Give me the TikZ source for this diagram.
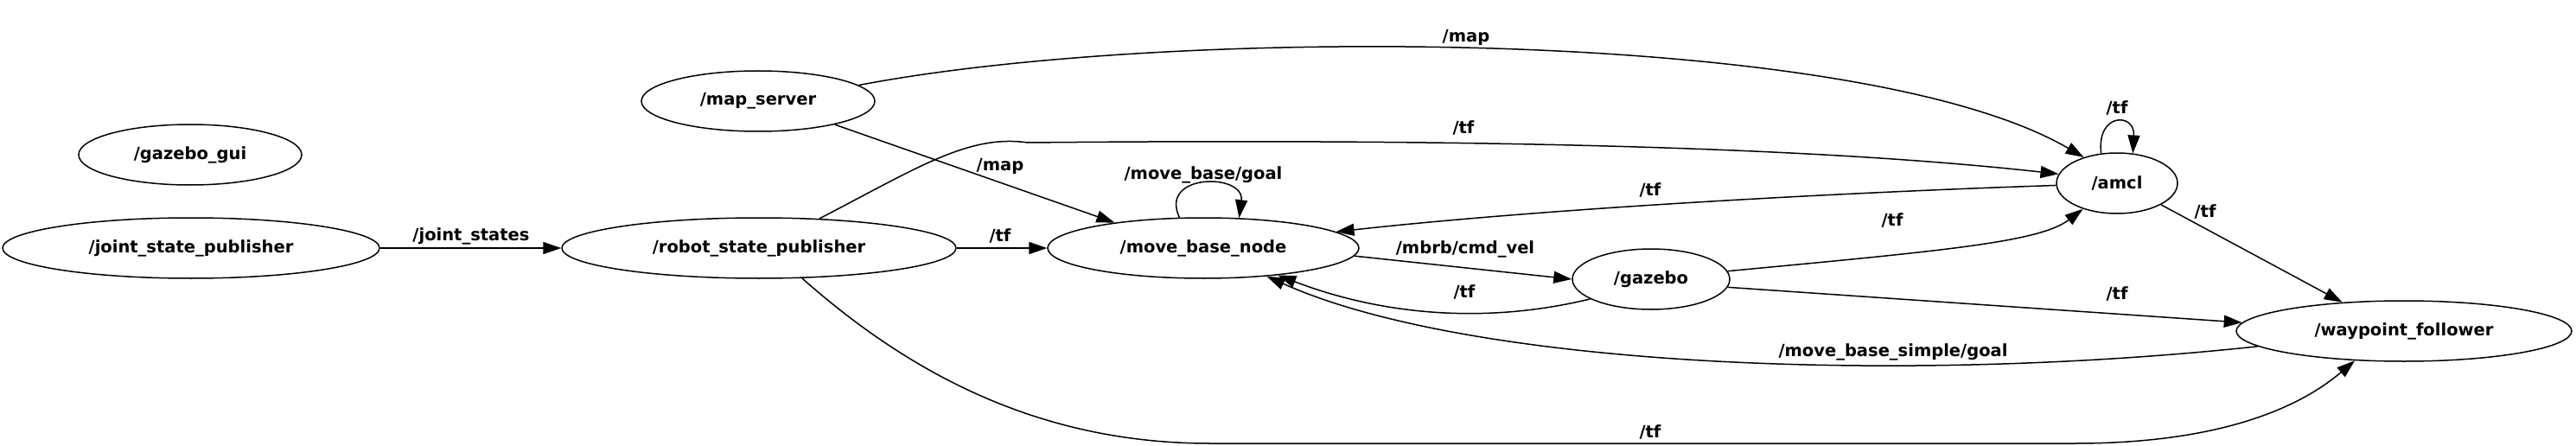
\documentclass[tikz,border=0pt]{standalone}
\usepackage{fontspec}
\setmainfont{DejaVu Sans}
\usetikzlibrary{shapes.geometric,arrows.meta}

\begin{document}
\begin{tikzpicture}[x=1pt,y=-1pt,
  every node/.style={font=\fontsize{19.5}{22}\selectfont\bfseries},
  rosnode/.style={ellipse,draw,line width=1.5pt,inner sep=0pt,minimum height=70pt},
  topic/.style={line width=1.5pt,-{Triangle[length=21pt,width=14pt]}},
  lbl/.style={inner sep=0pt}]
  \fill[white] (0,0) rectangle (2980,516);
  \useasboundingbox (0,0) rectangle (2980,516);

  \node[rosnode,minimum width=258pt] (gui) at (220,179) {/gazebo\_gui};
  \node[rosnode,minimum width=436pt] (jsp) at (221,287) {/joint\_state\_publisher};
  \node[rosnode,minimum width=270pt] (ms) at (877,117) {/map\_server};
  \node[rosnode,minimum width=456pt] (rsp) at (878,287) {/robot\_state\_publisher};
  \node[rosnode,minimum width=360pt] (mbn) at (1392,287) {/move\_base\_node};
  \node[rosnode,minimum width=182pt] (gz) at (1910,323) {/gazebo};
  \node[rosnode,minimum width=140pt] (amcl) at (2449,212) {/amcl};
  \node[rosnode,minimum width=388pt] (wp) at (2781,383) {/waypoint\_follower};

  \draw[topic] (jsp) -- (rsp);
  \draw[topic] (rsp) -- (mbn);
  \draw[topic] (ms.-17) -- (mbn.164);
  \draw[topic] (ms.9) .. controls (1350,30) and (2150,30) .. (amcl.142);
  \draw[topic] (rsp.26) .. controls (1060,195) and (1120,155) .. (1189,165)
    .. controls (1700,160) and (2100,170) .. (amcl.171);
  \draw[topic] (mbn.128) .. controls (1340,200) and (1440,200) .. (mbn.40);
  \draw[topic] (amcl.182) .. controls (2150,222) and (1800,240) .. (mbn.7);
  \draw[topic] (mbn.-3) -- (gz.west);
  \draw[topic] (gz.198) .. controls (1720,375) and (1600,365) .. (mbn.-20);
  \draw[topic] (wp.186) .. controls (2200,445) and (1700,425) .. (mbn.-24);
  \draw[topic] (gz.6) .. controls (2250,290) and (2360,280) .. (amcl.217);
  \draw[topic] (gz.-6) -- (wp.177);
  \draw[topic] (amcl.-26) -- (wp.155);
  \draw[topic] (amcl.118) .. controls (2425,130) and (2470,130) .. (amcl.62);
  \draw[topic] (rsp.-35) .. controls (1050,430) and (1200,513) .. (1400,513)
    -- (2400,513) .. controls (2550,513) and (2650,480) .. (wp.211);

  \node[lbl] (ljs) at (545,273) {/joint\_states};
  \node[lbl] (ltf1) at (1157,273) {/tf};
  \node[lbl] (lmap1) at (1157,192) {/map};
  \node[lbl] (lmap2) at (1696,43) {/map};
  \node[lbl] (ltf2) at (1693,148) {/tf};
  \node[lbl] (lgoal) at (1392,202) {/move\_base/goal};
  \node[lbl] (ltf3) at (1909,220) {/tf};
  \node[lbl] (lvel) at (1695,288) {/mbrb/cmd\_vel};
  \node[lbl] (ltf4) at (1694,338) {/tf};
  \node[lbl] (lsgoal) at (2190,407) {/move\_base\_simple/goal};
  \node[lbl] (ltf5) at (2189,255) {/tf};
  \node[lbl] (ltf6) at (2449,340) {/tf};
  \node[lbl] (ltf7) at (2551,245) {/tf};
  \node[lbl] (ltf8) at (2449,125) {/tf};
  \node[lbl] (ltf9) at (1909,500) {/tf};
\end{tikzpicture}
\end{document}
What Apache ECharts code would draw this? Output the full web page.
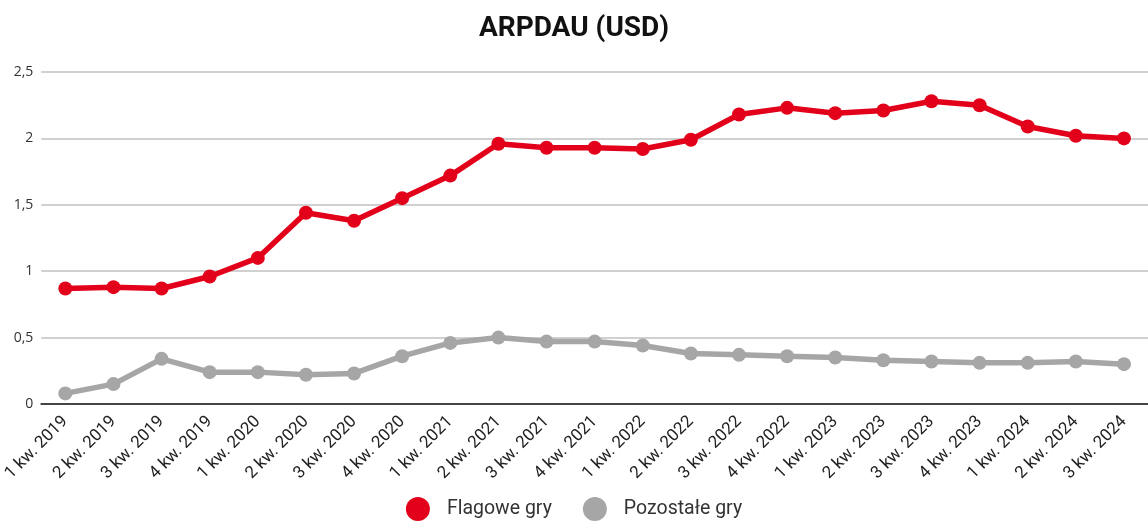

**YOUR INSTRUCTIONS**
Using the records above, copy every line that has the word "this" in it.

**THE RESULT**
Give me the TikZ source for this diagram.
What Apache ECharts code would draw this? Output the full web page.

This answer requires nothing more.